Often staff and leaders spend all their time discussing who is responsible for doing tasks instead of just doing them. They spend their energy trying to control brands, communications, image, messages and people.

Complexity and the desire to control actually closes organizations from their larger ecosystem. This creates an internal race for resources. Staff focuses on grabbing the largest share of budget to serve their own agendas.

Organizations trapped in this scarcity mindset define everyone else as competitors for their resources.

Embracing Simplicity

Interestingly enough, making something complicated is actually very easy. Making something simple by removing the excess and focusing on the core is incredibly hard.

Simplicity clarifies an organization’s purpose, activities and resources. It forces leadership to focus their energy on what they do best. It leverages their resources on tasks that matter.

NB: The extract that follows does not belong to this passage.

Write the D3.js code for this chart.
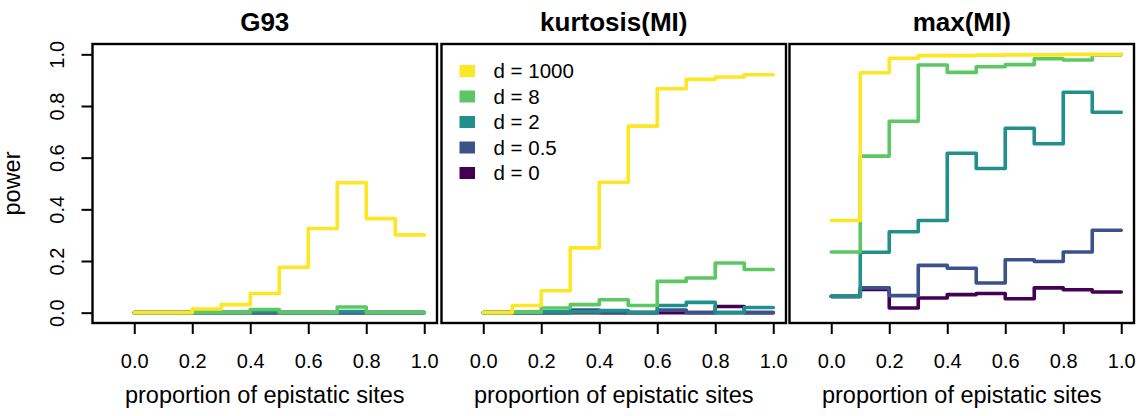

Simplicity powers informal connections and relationship building. It blurs boundaries. It allows insiders to get out and outsiders to get in. It focuses on people and not just the stuff.

Simplicity helps scale efforts. It brings people together and strengthens their common bonds.

The Power Of Less author Leo Babauta defines simplicity as a two-step process:

  1. Identify the essential elements of what you do
  2. Eliminate the rest

It’s time for organizations to ask, “What’s the simplest thing that could possibly work?” And then do it!

How do tried-and-true processes actually foster organization complexity? What are some of the factors that lead to complexity in organizational programs?